Skip to content

news_scraper

NewsScraper

NewsScraper(headers=None)

Bases: IAsyncScraper

A scraper that uses aiohttp and trafilatura to extract article content.

Retrieves HTML content from a given URL and extracts the main article text using the trafilatura library. Handles HTTP errors by raising exceptions or returning a failed ScrapeResult.

Parameters:

Name Type Description Default
headers dict

A dictionary of HTTP headers to use for requests.

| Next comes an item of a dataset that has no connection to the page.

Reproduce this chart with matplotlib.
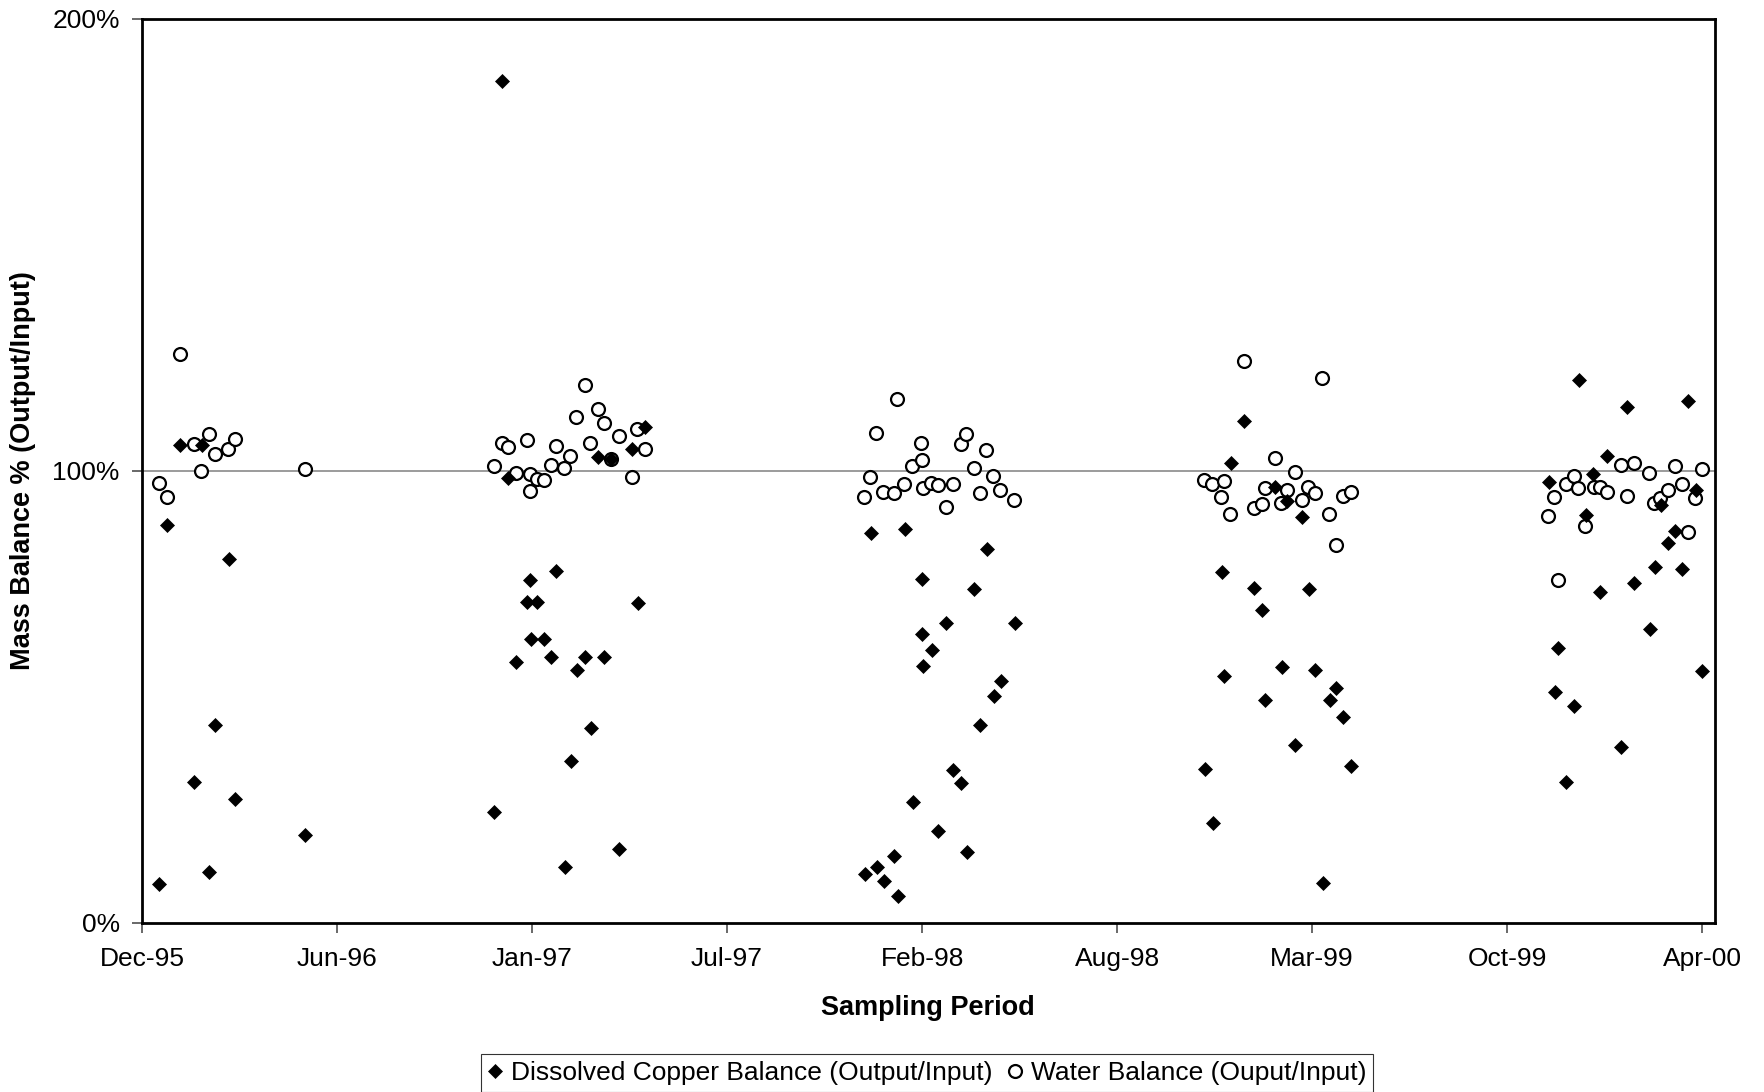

Defaults to a User-Agent header.

None

get_site_html async

get_site_html(url: str) -> str

Retrieve HTML content from the specified URL using aiohttp.

Parameters:

Name Type Description Default
url str

The URL of the webpage to scrape.

required

Returns:

Name Type Description
str str

The HTML content of the webpage.

Raises:

Type Description
ClientResponseError

If the HTTP response status is not 200.

async_scrape async

async_scrape(url: str) -> ScrapeResult

Asynchronously scrape the specified URL and extract its content.

Parameters:

Name Type Description Default
url str

The URL to scrape and extract content from.

required

Returns:

Name Type Description
ScrapeResult ScrapeResult

A ScrapeResult object containing the extracted text if successful, or an error message if the scraping fails.